Facebook does a massively poor job of protecting its users data and ultimately maintaining their privacy. Be it the violation of more than 80 million accounts in the Facebook-Cambridge Analytica scandal, or the exposure of over 500 million user IDs and passwords a few months ago, the social network has proven time and again that it simply isn’t up to the job. And now, it is looking at a $5 billion fine after the latest probe in its privacy problems has ended.
The U.S Federal Trade Commission (FTC) joined a group of federal agencies last year to investigate Facebook’s actions in the Cambridge Analytica scandal. Now, according to the Wall Street Journal, a party-line vote carried by FTC commissioners has reached the conclusion that its time to end the probe with a $5 billion payout.
That might seem like a hefty figure, but for Facebook, a company that generated revenues of approximately $15 billion last fiscal quarter, it’s hardly going to hurt. In fact, if anything, the company reportedly set aside $3 billion knowing that it’ll come down to a payout at the end.

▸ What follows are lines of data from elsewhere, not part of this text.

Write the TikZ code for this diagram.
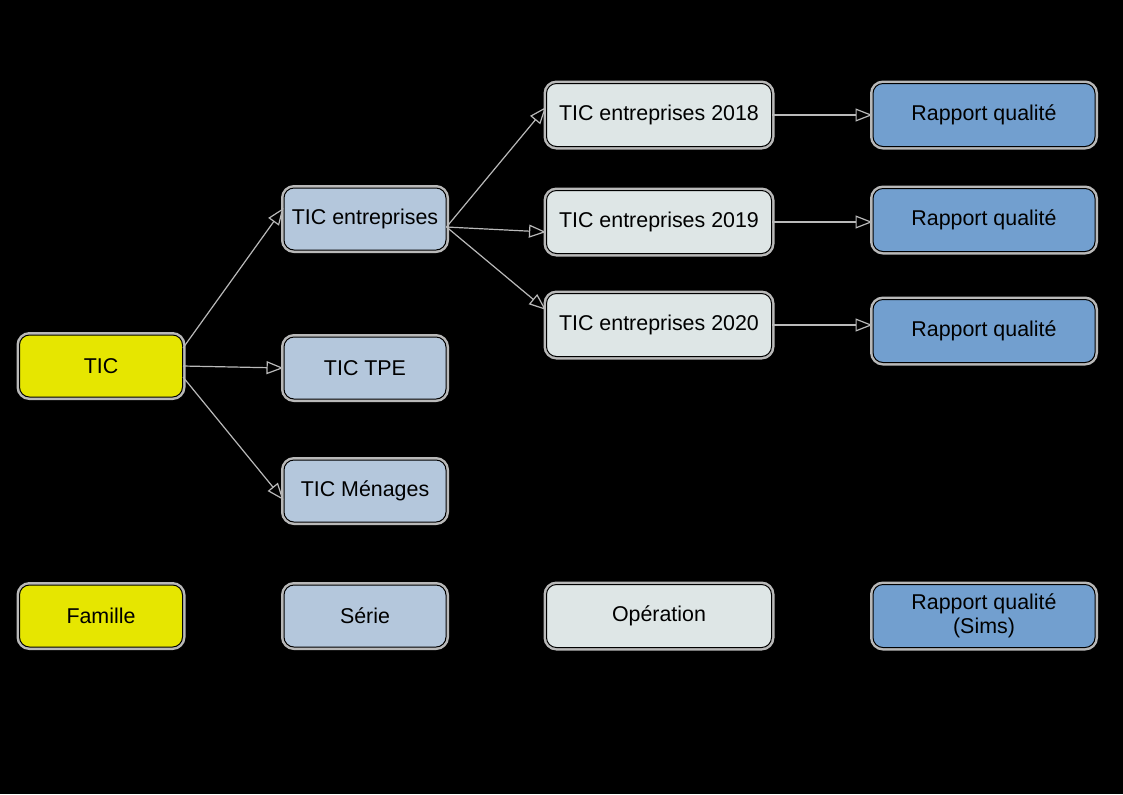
\documentclass[tikz,border=0pt]{standalone}
\usepackage{fontspec}
\setmainfont{Liberation Sans}
\usetikzlibrary{arrows.meta}
\definecolor{famcol}{HTML}{E6E600}
\definecolor{sercol}{HTML}{B4C7DC}
\definecolor{opecol}{HTML}{DEE6E6}
\definecolor{rapcol}{HTML}{729FCF}
\tikzset{
	boite/.style={draw=black, line width=0.5pt, rounded corners=5pt, align=center,
		inner sep=0pt, font=\fontsize{10.7}{12}\selectfont,
		preaction={draw=gray!55, line width=3pt, sharp corners}},
	famille/.style={boite, fill=famcol, minimum width=81.5pt, minimum height=31pt},
	serie/.style={boite, fill=sercol, minimum width=81pt, minimum height=31pt},
	operation/.style={boite, fill=opecol, minimum width=112.5pt, minimum height=31.5pt},
	rapport/.style={boite, fill=rapcol, minimum width=111pt, minimum height=31.5pt},
	fleche/.style={draw=gray!55, line width=0.6pt,
		-{Triangle[length=8.5pt, width=6.5pt, fill=black, line width=0.6pt]}}
}
\begin{document}
\begin{tikzpicture}[x=0.5pt, y=-0.5pt]
		\fill[black] (0,0) rectangle (1123,794);
		\useasboundingbox (0,0) rectangle (1123,794);
		% familles et series
		\node[famille] (tic) at (101,366) {TIC};
		\node[serie] (ent) at (365,219) {TIC entreprises};
		\node[serie] (tpe) at (365,368) {TIC TPE};
		\node[serie] (men) at (365,491) {TIC Ménages};
		% operations et rapports
		\node[operation] (e2018) at (659,115) {TIC entreprises 2018};
		\node[operation] (e2019) at (659,222) {TIC entreprises 2019};
		\node[operation] (e2020) at (659,325) {TIC entreprises 2020};
		\node[rapport] (r2018) at (984,115) {Rapport qualité};
		\node[rapport] (r2019) at (984,220) {Rapport qualité};
		\node[rapport] (r2020) at (984,331) {Rapport qualité};
		% fleches
		\draw[fleche] ([yshift=9pt]tic.east) -- ([yshift=5.5pt]ent.west);
		\draw[fleche] (tic.east) -- (tpe.west);
		\draw[fleche] ([yshift=-5.5pt]tic.east) -- ([yshift=-4.5pt]men.west);
		\draw[fleche] ([yshift=-4pt]ent.east) -- ([yshift=4pt]e2018.west);
		\draw[fleche] ([yshift=-4pt]ent.east) -- ([yshift=-5pt]e2019.west);
		\draw[fleche] ([yshift=-4pt]ent.east) -- ([yshift=7.5pt]e2020.west);
		\foreach \i in {2018,2019,2020}{
			\draw[fleche] (e\i.east) -- (e\i.east -| r\i.west);
		}
		% legende
		\node[famille] (lfam) at (101,616) {Famille};
		\node[serie] (lser) at (365,616) {Série};
		\node[operation] (lope) at (659,616) {Opération};
		\node[rapport] (lrap) at (984,616) {Rapport qualité\\(Sims)};
	\end{tikzpicture}
\end{document}
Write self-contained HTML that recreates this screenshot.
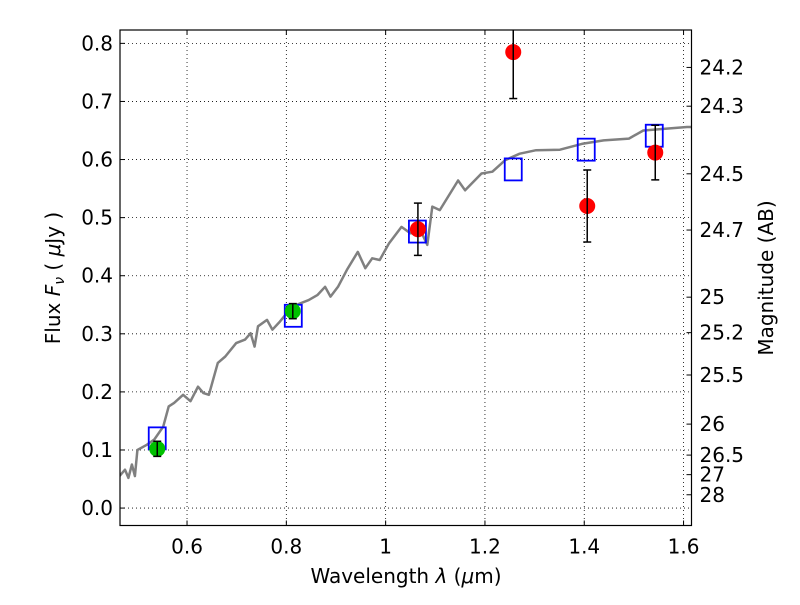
<!DOCTYPE html>
<html><head><meta charset="utf-8"><style>
body{margin:0;background:#fff;}
svg text{font-family:"DejaVu Sans","Liberation Sans",sans-serif;fill:#000;}
</style></head><body>
<svg id="c" width="800" height="600" xmlns="http://www.w3.org/2000/svg"></svg>
<script>
const xTicks=[0.6,0.8,1.0,1.2,1.4,1.6];
const xTickLabels=["0.6","0.8","1","1.2","1.4","1.6"];
const yTicks=[0,0.1,0.2,0.3,0.4,0.5,0.6,0.7,0.8];
const magTicks=[24.2,24.3,24.5,24.7,25,25.2,25.5,26,26.5,27,28];
const magLabels=["24.2","24.3","24.5","24.7","25","25.2","25.5","26","26.5","27","28"];
const specX=[0.464,0.475,0.482,0.489,0.495,0.5,0.519,0.534,0.552,0.563,0.574,0.592,0.607,0.622,0.633,0.644,0.662,0.677,0.699,0.717,0.728,0.736,0.743,0.761,0.772,0.787,0.812,0.845,0.863,0.878,0.889,0.904,0.922,0.944,0.959,0.973,0.988,1.007,1.032,1.05,1.073,1.084,1.094,1.109,1.146,1.16,1.193,1.215,1.241,1.27,1.303,1.351,1.395,1.439,1.49,1.519,1.563,1.607,1.62];
const specY=[0.055,0.066,0.052,0.075,0.055,0.1,0.109,0.118,0.14,0.175,0.181,0.195,0.184,0.209,0.198,0.195,0.25,0.261,0.284,0.29,0.301,0.278,0.313,0.324,0.307,0.321,0.347,0.358,0.367,0.381,0.364,0.381,0.41,0.441,0.413,0.43,0.427,0.456,0.484,0.473,0.473,0.453,0.519,0.513,0.564,0.547,0.576,0.579,0.599,0.61,0.616,0.617,0.627,0.633,0.636,0.65,0.653,0.656,0.656];
const greenX=[0.54,0.813], greenY=[0.102,0.339], greenErr=[0.013,0.013];
const redX=[1.065,1.257,1.406,1.543], redY=[0.48,0.785,0.52,0.612], redErr=[0.045,0.08,0.062,0.047];
const modelX=[0.54,0.814,1.064,1.257,1.404,1.541], modelY=[0.12,0.331,0.476,0.583,0.617,0.641];

const L=120,R=691.5,T=30,B=525.5,xmin=0.465,xmax=1.616,ymin=-0.030,ymax=0.823;
const X=v=>L+(v-xmin)/(xmax-xmin)*(R-L);
const Y=v=>B-(v-ymin)/(ymax-ymin)*(B-T);
const magToF=m=>Math.pow(10,(23.9-m)/2.5);
const svg=document.getElementById('c');const NS="http://www.w3.org/2000/svg";
function mk(t,a,p){const e=document.createElementNS(NS,t);for(const k in a)e.setAttribute(k,a[k]);(p||svg).appendChild(e);return e;}
const defs=mk('defs',{});const cp=mk('clipPath',{id:'cp'},defs);mk('rect',{x:L,y:T,width:R-L,height:B-T},cp);
xTicks.forEach((v,i)=>{const x=X(v);
 const g=mk('line',{x1:x,x2:x,y1:T,y2:B,stroke:'#000','stroke-dasharray':'1,3','stroke-width':0.8});
 
 mk('line',{x1:x,x2:x,y1:B,y2:B-5,stroke:'#000'});mk('line',{x1:x,x2:x,y1:T,y2:T+5,stroke:'#000'});
 const t=mk('text',{x:x,y:B+28,'text-anchor':'middle','font-size':20});t.textContent=xTickLabels[i];
 });
yTicks.forEach(v=>{const y=Y(v);
 const g=mk('line',{x1:L,x2:R,y1:y,y2:y,stroke:'#000','stroke-dasharray':'1,3','stroke-width':0.8});
 
 mk('line',{x1:L,x2:L+5,y1:y,y2:y,stroke:'#000'});
 const t=mk('text',{x:L-7,y:y+7,'text-anchor':'end','font-size':20});t.textContent=v.toFixed(1);
 });
magTicks.forEach((m,i)=>{const y=Y(magToF(m));
 mk('line',{x1:R-5,x2:R,y1:y,y2:y,stroke:'#000'});
 const t=mk('text',{x:R+8,y:y+7,'font-size':20});t.textContent=magLabels[i];
 });
let d='';specX.forEach((v,i)=>{d+=(i?'L':'M')+X(v).toFixed(1)+' '+Y(specY[i]).toFixed(1);});
const sp=mk('path',{d:d,fill:'none',stroke:'#808080','stroke-width':2.5,'stroke-linejoin':'round','clip-path':'url(#cp)'});

modelX.forEach((v,i)=>{const s=mk('rect',{x:X(v)-8.5,y:Y(modelY[i])-11,width:17,height:22,fill:'none',stroke:'#0000ff','stroke-width':1.8});
 });
function pts(xs,ys,es,col,name){xs.forEach((v,i)=>{const x=X(v);
 const c=mk('circle',{cx:x,cy:Y(ys[i]),r:8,fill:col});
 
 mk('line',{x1:x,x2:x,y1:Y(ys[i]-es[i]),y2:Y(ys[i]+es[i]),stroke:'#000','stroke-width':1.5,'clip-path':'url(#cp)'});
 [ys[i]-es[i],ys[i]+es[i]].forEach(e=>mk('line',{x1:x-4,x2:x+4,y1:Y(e),y2:Y(e),stroke:'#000','stroke-width':1.5,'clip-path':'url(#cp)'}));
 });}
pts(greenX,greenY,greenErr,'#00c000','green-data-point');
pts(redX,redY,redErr,'#ff0000','red-data-point');
mk('rect',{x:L,y:T,width:R-L,height:B-T,fill:'none',stroke:'#000','stroke-width':1.2});
</script>
<svg width="800" height="600" style="position:absolute;left:0;top:0" xmlns="http://www.w3.org/2000/svg">
<text x="406" y="583" text-anchor="middle" font-size="20">Wavelength  <tspan font-style="italic">λ</tspan> (<tspan font-style="italic">μ</tspan>m)</text>
<text transform="translate(60,278) rotate(-90)" text-anchor="middle" font-size="20">Flux  <tspan font-style="italic">F<tspan font-size="14" dy="4">ν</tspan></tspan><tspan dy="-4">  ( </tspan><tspan font-style="italic">μ</tspan>Jy )</text>
<text transform="translate(773,278) rotate(-90)" text-anchor="middle" font-size="20">Magnitude (AB)</text>
</svg>
</body></html>
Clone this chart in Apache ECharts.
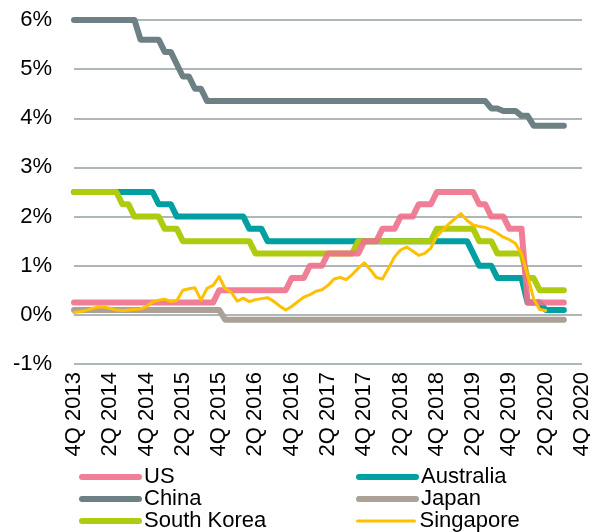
<!DOCTYPE html>
<html>
<head>
<meta charset="UTF-8">
<title>Policy rates</title>
<script src="https://cdn.jsdelivr.net/npm/echarts@6/dist/echarts.min.js"></script>
<style>html,body{margin:0;padding:0;background:#fff;}</style>
</head>
<body>
<div id="main" style="width:590px;height:532px;"></div>
<script>
// monthly, Dec 2013 .. Sep 2020 (axis runs on to Dec 2020)
var tickLabels = ['4Q 2013', '2Q 2014', '4Q 2014', '2Q 2015', '4Q 2015', '2Q 2016', '4Q 2016', '2Q 2017',
                  '4Q 2017', '2Q 2018', '4Q 2018', '2Q 2019', '4Q 2019', '2Q 2020', '4Q 2020'];

var us = [
  0.25, 0.25, 0.25, 0.25, 0.25, 0.25, 0.25, 0.25, 0.25, 0.25, 0.25, 0.25,
  0.25, 0.25, 0.25, 0.25, 0.25, 0.25, 0.25, 0.25, 0.25, 0.25, 0.25, 0.25,
  0.5, 0.5, 0.5, 0.5, 0.5, 0.5, 0.5, 0.5, 0.5, 0.5, 0.5, 0.5,
  0.75, 0.75, 0.75, 1, 1, 1, 1.25, 1.25, 1.25, 1.25, 1.25, 1.25,
  1.5, 1.5, 1.5, 1.75, 1.75, 1.75, 2, 2, 2, 2.25, 2.25, 2.25,
  2.5, 2.5, 2.5, 2.5, 2.5, 2.5, 2.5, 2.25, 2.25, 2, 2, 2,
  1.75, 1.75, 1.75, 0.25, 0.25, 0.25, 0.25, 0.25, 0.25, 0.25
];
var australia = [
  2.5, 2.5, 2.5, 2.5, 2.5, 2.5, 2.5, 2.5, 2.5, 2.5, 2.5, 2.5,
  2.5, 2.5, 2.25, 2.25, 2.25, 2, 2, 2, 2, 2, 2, 2,
  2, 2, 2, 2, 2, 1.75, 1.75, 1.75, 1.5, 1.5, 1.5, 1.5,
  1.5, 1.5, 1.5, 1.5, 1.5, 1.5, 1.5, 1.5, 1.5, 1.5, 1.5, 1.5,
  1.5, 1.5, 1.5, 1.5, 1.5, 1.5, 1.5, 1.5, 1.5, 1.5, 1.5, 1.5,
  1.5, 1.5, 1.5, 1.5, 1.5, 1.5, 1.25, 1, 1, 1, 0.75, 0.75,
  0.75, 0.75, 0.75, 0.25, 0.25, 0.25, 0.1, 0.1, 0.1, 0.1
];
var china = [
  6, 6, 6, 6, 6, 6, 6, 6, 6, 6, 6, 5.6,
  5.6, 5.6, 5.6, 5.35, 5.35, 5.1, 4.85, 4.85, 4.6, 4.6, 4.35, 4.35,
  4.35, 4.35, 4.35, 4.35, 4.35, 4.35, 4.35, 4.35, 4.35, 4.35, 4.35, 4.35,
  4.35, 4.35, 4.35, 4.35, 4.35, 4.35, 4.35, 4.35, 4.35, 4.35, 4.35, 4.35,
  4.35, 4.35, 4.35, 4.35, 4.35, 4.35, 4.35, 4.35, 4.35, 4.35, 4.35, 4.35,
  4.35, 4.35, 4.35, 4.35, 4.35, 4.35, 4.35, 4.35, 4.35, 4.2, 4.2, 4.15,
  4.15, 4.15, 4.05, 4.05, 3.85, 3.85, 3.85, 3.85, 3.85, 3.85
];
var japan = [
  0.1, 0.1, 0.1, 0.1, 0.1, 0.1, 0.1, 0.1, 0.1, 0.1, 0.1, 0.1,
  0.1, 0.1, 0.1, 0.1, 0.1, 0.1, 0.1, 0.1, 0.1, 0.1, 0.1, 0.1,
  0.1, -0.1, -0.1, -0.1, -0.1, -0.1, -0.1, -0.1, -0.1, -0.1, -0.1, -0.1,
  -0.1, -0.1, -0.1, -0.1, -0.1, -0.1, -0.1, -0.1, -0.1, -0.1, -0.1, -0.1,
  -0.1, -0.1, -0.1, -0.1, -0.1, -0.1, -0.1, -0.1, -0.1, -0.1, -0.1, -0.1,
  -0.1, -0.1, -0.1, -0.1, -0.1, -0.1, -0.1, -0.1, -0.1, -0.1, -0.1, -0.1,
  -0.1, -0.1, -0.1, -0.1, -0.1, -0.1, -0.1, -0.1, -0.1, -0.1
];
var southKorea = [
  2.5, 2.5, 2.5, 2.5, 2.5, 2.5, 2.5, 2.5, 2.25, 2.25, 2, 2,
  2, 2, 2, 1.75, 1.75, 1.75, 1.5, 1.5, 1.5, 1.5, 1.5, 1.5,
  1.5, 1.5, 1.5, 1.5, 1.5, 1.5, 1.25, 1.25, 1.25, 1.25, 1.25, 1.25,
  1.25, 1.25, 1.25, 1.25, 1.25, 1.25, 1.25, 1.25, 1.25, 1.25, 1.25, 1.5,
  1.5, 1.5, 1.5, 1.5, 1.5, 1.5, 1.5, 1.5, 1.5, 1.5, 1.5, 1.5,
  1.75, 1.75, 1.75, 1.75, 1.75, 1.75, 1.75, 1.5, 1.5, 1.5, 1.25, 1.25,
  1.25, 1.25, 1.25, 0.75, 0.75, 0.5, 0.5, 0.5, 0.5, 0.5
];
var singapore = [
  0.05, 0.07, 0.09, 0.13, 0.16, 0.16, 0.13, 0.10, 0.09, 0.10, 0.11, 0.12,
  0.17, 0.26, 0.30, 0.32, 0.27, 0.29, 0.50, 0.53, 0.55, 0.30, 0.54, 0.60,
  0.78, 0.53, 0.46, 0.28, 0.34, 0.27, 0.31, 0.33, 0.35, 0.28, 0.18, 0.10,
  0.17, 0.27, 0.36, 0.41, 0.48, 0.51, 0.60, 0.73, 0.76, 0.72, 0.82, 0.95,
  1.06, 0.92, 0.76, 0.73, 0.95, 1.18, 1.32, 1.38, 1.30, 1.21, 1.25, 1.36,
  1.60, 1.73, 1.85, 1.96, 2.06, 1.92, 1.83, 1.80, 1.78, 1.73, 1.66, 1.58,
  1.53, 1.45, 1.25, 0.80, 0.33, 0.11, 0.09, null, null, null
];

// month keys Dec 2013 .. Dec 2020
var months = [];
for (var k = 0; k <= 84; k++) {
    var m = (11 + k) % 12 + 1;
    var y = 2013 + Math.floor((11 + k) / 12);
    months.push(y + '-' + (m < 10 ? '0' + m : m));
}

var font = 'Liberation Sans, Arial, sans-serif';

function lineSeries(name, data, color, width, z) {
    return {
        name: name,
        type: 'line',
        data: data,
        symbol: 'none',
        showSymbol: false,
        z: z,
        lineStyle: { color: color, width: width, cap: 'round', join: 'round' },
        itemStyle: { color: color }
    };
}

// one legend per entry so the two columns line up like the original
function legendAt(name, left, top, width) {
    return {
        left: left,
        top: top,
        itemWidth: 57,
        itemHeight: 14,
        selectedMode: false,
        data: [{
            name: name,
            lineStyle: { width: width, cap: 'round' },
            itemStyle: { opacity: 0, borderWidth: 0 }
        }],
        textStyle: { color: '#000', fontSize: 22, fontFamily: font, lineHeight: 22 }
    };
}

var myChart = echarts.init(document.getElementById('main'));
var option = {
    animation: false,
    backgroundColor: '#fff',
    grid: { left: 74, right: 8, top: 20, bottom: 168, containLabel: false, outerBoundsMode: 'none' },
    legend: [
        legendAt('US', 74, 461, 6),
        legendAt('China', 74, 483, 6),
        legendAt('South Korea', 74, 505, 6),
        legendAt('Australia', 351, 461, 6),
        legendAt('Japan', 351, 483, 6),
        legendAt('Singapore', 351, 505, 3)
    ],
    xAxis: {
        type: 'category',
        data: months,
        boundaryGap: false,
        axisLine: { show: false },
        axisTick: { show: false },
        axisLabel: {
            rotate: 90,
            interval: 5,
            margin: 8,
            color: '#000',
            fontSize: 22,
            fontFamily: font,
            formatter: function (v, i) { return tickLabels[i / 6] || ''; }
        }
    },
    yAxis: {
        type: 'value',
        min: -1,
        max: 6,
        interval: 1,
        axisLine: { show: false },
        axisTick: { show: false },
        splitLine: { lineStyle: { color: '#adb7b7', width: 2 } },
        axisLabel: { formatter: '{value}%', margin: 22, color: '#000', fontSize: 22, fontFamily: font }
    },
    series: [
        lineSeries('Japan', japan, '#aba197', 6, 2),
        lineSeries('China', china, '#6d8083', 6, 2),
        lineSeries('Australia', australia, '#009fa1', 6, 2),
        lineSeries('South Korea', southKorea, '#afcb0f', 6, 2),
        lineSeries('US', us, 'rgba(240,112,140,0.9)', 6, 2),
        lineSeries('Singapore', singapore, '#ffc000', 3, 3)
    ]
};
myChart.setOption(option);
</script>
</body>
</html>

Aside from hitting them in the pocket, the settlement agreed upon by the FTC also dictates that Facebook comply with governmental restrictions with respect to how it treats user privacy. Apparently, lawmakers for the FTC proposed a whole set of penalties that should be imposed on Facebook, including the deletion of tracking data, restricting ad targeting and limiting certain information collection.
This settlement, however, could actually end up working for Facebook in the long run. Now that the company is facing investigations over its anti-competitive business practices and its cryptocurrency Libra is being viewed with intense suspicion by none other than the President himself, it has an opportunity to buy itself out of more strict measures and oversight.